Friday, July 17, 2015

On other topics.

I have been posting quite a bit about Loki. This does not mean that I have forgotten about Dea or the laundry list of other topics to be written about here. Right now, writing about Loki has been the easiest thing. With the business of my children being on break from school, writing what is easiest has become a thing right now. I am currently working on a manuscript that I made mention of in A Year with Dea.

The manuscript is coming along slowly because my time for writing has been limited. I hope, however, to have it completed mid-August and ready for publication towards the end of September. Drowning in Light is the title of this project. The manuscript is in four parts. The first is a list of visions that I have had regarding Dea. The second is exposition and refinement of the meaning of those visions. Third section will be sayings that I have heard from Our Lady and her Angels. The fourth and final section is a record of spontaneous recitations of praise and worship of the Daughter specifically.

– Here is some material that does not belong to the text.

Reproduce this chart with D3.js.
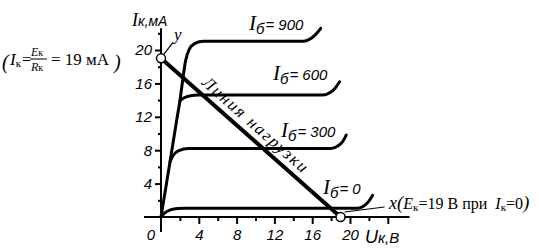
<!DOCTYPE html>
<html><head><meta charset="utf-8">
<script src="https://cdn.jsdelivr.net/npm/d3@7"></script>
<style>html,body{margin:0;padding:0;background:#fff;} svg{display:block}</style>
</head><body>
<svg id="c" width="539" height="251"></svg>
<script>
// ---- data (U in V, I in mA) ----
const curveIb0   = [[0,0],[0.4,0.5],[1,0.85],[1.8,1.02],[2.5,1.05],[20.8,1.05],[21.5,1.35],[22.0,1.9],[22.4,2.6]];
const curveIb300 = [[0.95,6.6],[1.3,7.4],[1.9,7.95],[2.9,8.2],[18.0,8.2],[18.7,8.5],[19.2,9.0],[19.6,9.8]];
const curveIb600 = [[2.0,13.9],[2.4,14.25],[3.0,14.5],[4.0,14.6],[17.1,14.6],[17.9,14.9],[18.4,15.4],[18.9,16.2]];
const curveIb900 = [[0,0],[0.95,6.6],[1.66,11.6],[2.0,13.9],[2.25,16.0],[2.6,18.7],[3.0,20.1],[3.6,20.8],[4.5,21.05],[15.1,21.05],[15.9,21.4],[16.4,21.9],[16.9,22.6]];
const ibValues = ["0","300","600","900"];
const loadLine = [[0,19],[19,0]];
const Ek = 19;        // V
const IkMax = 19;     // mA
const xMajorTicks = [4,8,12,16,20,24];
const xMinorTicks = [2,6,10,14,18,22];
const yMajorTicks = [4,8,12,16,20];
const yMinorTicks = [2,6,10,14,18,22];

const SERIF = "'Liberation Serif','Times New Roman',serif";
const SANS  = "'Liberation Sans',Arial,sans-serif";

const svg = d3.select("#c");
const x = d3.scaleLinear().domain([0,24]).range([161, 161+24*9.45]);
const y = d3.scaleLinear().domain([0,20]).range([217, 50]);

// axes lines
svg.append("line").attr("x1", x(-1.8)).attr("x2", x(26.3)).attr("y1", y(0)).attr("y2", y(0))
  .attr("stroke","#000").attr("stroke-width",2);
svg.append("line").attr("x1", x(0)).attr("x2", x(0)).attr("y1", y(-1.8)).attr("y2", y(22.6))
  .attr("stroke","#000").attr("stroke-width",2);

function styleAxis(g){
  g.select(".domain").remove();
  g.selectAll(".tick line").attr("stroke","#000").attr("stroke-width",2);
  g.selectAll(".tick text").attr("fill","#000").style("font-family",SANS)
    .style("font-style","italic").style("font-size","15px");
}
svg.append("g").attr("transform",`translate(0,${y(0)})`)
  .call(d3.axisBottom(x).tickValues(xMajorTicks).tickSize(7).tickPadding(5).tickFormat(d=>d===24?"":d))
  .call(styleAxis);
svg.append("g").attr("transform",`translate(0,${y(0)})`)
  .call(d3.axisBottom(x).tickValues(xMinorTicks).tickSize(4).tickFormat(""))
  .call(styleAxis);
svg.append("g").attr("transform",`translate(${x(0)},0)`)
  .call(d3.axisLeft(y).tickValues(yMajorTicks).tickSize(6).tickPadding(3))
  .call(styleAxis);
svg.append("g").attr("transform",`translate(${x(0)},0)`)
  .call(d3.axisLeft(y).tickValues(yMinorTicks).tickSize(3).tickFormat(""))
  .call(styleAxis);

svg.append("text").attr("x", x(0)-10).attr("y", y(0)+23).attr("text-anchor","middle")
  .style("font-family",SANS).style("font-style","italic").style("font-size","15px").text("0");

// curves
const line = d3.line().x(d=>x(d[0])).y(d=>y(d[1])).curve(d3.curveMonotoneX);
[curveIb0, curveIb300, curveIb600, curveIb900].forEach(c=>{
  svg.append("path").attr("d", line(c)).attr("fill","none").attr("stroke","#000")
    .attr("stroke-width",3).attr("stroke-linecap","round").attr("stroke-linejoin","round");
});

// load line
svg.append("path").attr("d", d3.line().x(d=>x(d[0])).y(d=>y(d[1]))(loadLine))
  .attr("fill","none").attr("stroke","#000").attr("stroke-width",4);

// leader lines
svg.append("line").attr("x1", x(0)+2).attr("y1", y(IkMax)-3).attr("x2", x(0)+12).attr("y2", y(IkMax)-16)
  .attr("stroke","#000").attr("stroke-width",1.2);
svg.append("line").attr("x1", x(Ek)+4).attr("y1", y(0)-5).attr("x2", x(Ek)+44).attr("y2", y(0)-10)
  .attr("stroke","#000").attr("stroke-width",1.2);

// circles
[[0,IkMax],[Ek,0]].forEach(p=>{
  svg.append("circle").attr("cx",x(p[0])).attr("cy",y(p[1])).attr("r",4.5)
    .attr("fill","#fff").attr("stroke","#000").attr("stroke-width",1.5);
});

// axis titles
const yt = svg.append("text").attr("x",132).attr("y",26).attr("fill","#000");
yt.append("tspan").style("font-family",SERIF).style("font-style","italic").style("font-size","18px").text("I");
yt.append("tspan").style("font-family",SANS).style("font-style","italic").style("font-size","14px").text("к,мА");

const xt = svg.append("text").attr("x",365).attr("y",243).attr("fill","#000");
xt.append("tspan").style("font-family",SANS).style("font-style","italic").style("font-size","18px").text("U");
xt.append("tspan").style("font-family",SANS).style("font-style","italic").style("font-size","15px").text("к,В");

// curve labels
const labelPos = [[323,193.5],[281,136.5],[273,80],[249,30]];
ibValues.forEach((v,i)=>{
  const t = svg.append("text").attr("x",labelPos[i][0]).attr("y",labelPos[i][1]).attr("fill","#000");
  t.append("tspan").style("font-family",SERIF).style("font-style","italic").style("font-size","21px").text("I");
  t.append("tspan").attr("dy",4).style("font-family",SANS).style("font-style","italic").style("font-size","15px").text("б");
  t.append("tspan").attr("dy",-4).attr("dx",1).style("font-family",SANS).style("font-style","italic").style("font-size","15px").text("= " + v);
});

// load line label
svg.append("text").attr("transform","translate(201,84) rotate(41.5)")
  .attr("textLength",135).attr("lengthAdjust","spacing")
  .style("font-family",SERIF).style("font-style","italic").style("font-size","17px")
  .text("Линия нагрузки");

// y label
svg.append("text").attr("x",174).attr("y",40)
  .style("font-family",SERIF).style("font-style","italic").style("font-size","17px").text("y");

// left annotation (Iк = Eк/Rк = 19 мА)
const la = svg.append("g").style("font-family",SERIF);
la.append("text").attr("x",2).attr("y",69).style("font-style","italic").style("font-size","20px").text("(");
const l1 = la.append("text").attr("x",10).attr("y",65);
l1.append("tspan").style("font-style","italic").style("font-size","17px").text("I");
l1.append("tspan").attr("dy",2).style("font-size","11px").text("к");
l1.append("tspan").attr("dy",-2).attr("dx",1).style("font-size","16px").text("=");
const num = la.append("text").attr("x",31).attr("y",56);
num.append("tspan").style("font-style","italic").style("font-size","12px").text("E");
num.append("tspan").style("font-size","10px").text("к");
la.append("line").attr("x1",30).attr("x2",47).attr("y1",59).attr("y2",59).attr("stroke","#000").attr("stroke-width",1);
const den = la.append("text").attr("x",31).attr("y",70.5);
den.append("tspan").style("font-style","italic").style("font-size","12px").text("R");
den.append("tspan").style("font-size","10px").text("к");
la.append("text").attr("x",51).attr("y",65).style("font-size","17px").text("= 19 мА");
la.append("text").attr("x",114).attr("y",69).style("font-style","italic").style("font-size","20px").text(")");

// x annotation
const xa = svg.append("text").attr("x",389).attr("y",209).style("font-family",SERIF).style("font-size","16px");
xa.append("tspan").style("font-style","italic").style("font-size","18px").text("x");
xa.append("tspan").style("font-style","italic").style("font-size","19px").text("(");
xa.append("tspan").style("font-style","italic").text("E");
xa.append("tspan").attr("dy",2).style("font-size","11px").text("к");
xa.append("tspan").attr("dy",-2).text("=19 В при ");
xa.append("tspan").attr("dx",4).style("font-style","italic").text("I");
xa.append("tspan").attr("dy",2).style("font-size","11px").text("к");
xa.append("tspan").attr("dy",-2).text("=0");
xa.append("tspan").style("font-style","italic").style("font-size","19px").text(")");
</script>
</body></html>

In the process of assembling this manuscript, I have been combing through the multiple volumes of my Book of Shadows for the different bits of wisdom contained therein. I have also been reviewing things from my journals because these things are not solely the province of my spiritual writing. They have popped up in a myriad of places in my life because Dea is a major part of my life. When it is valid, I may be including something about the context of the visions and what was going on in my life at the time they happened.

It has been almost a year and a half since I felt Dea's presence directly. It is something that I am adjusting to. I don't think that it is a case of her setting me aside. I thing that this apparent silence is here for a reason and that I am supposed to learn something from it. I doubt that it is pure coincidence that approximately when this silence began I moved into a phase of seriously intense business regarding my mental health. Indeed, I have come to suspect that Dea's silence is to allow me to focus on what I am dealing with in that respect (with a portion of this actually influencing my relationship with Dea from my end of things).

While I hold out hope that I will hear her voice again directly, I am going to continue the work that I have before me and that work happens to include the mystical writings that I am working on at present. While it may seem that at the moment it is all about Loki, I assure you there are more things going on that I will be writing about in the not so distant future.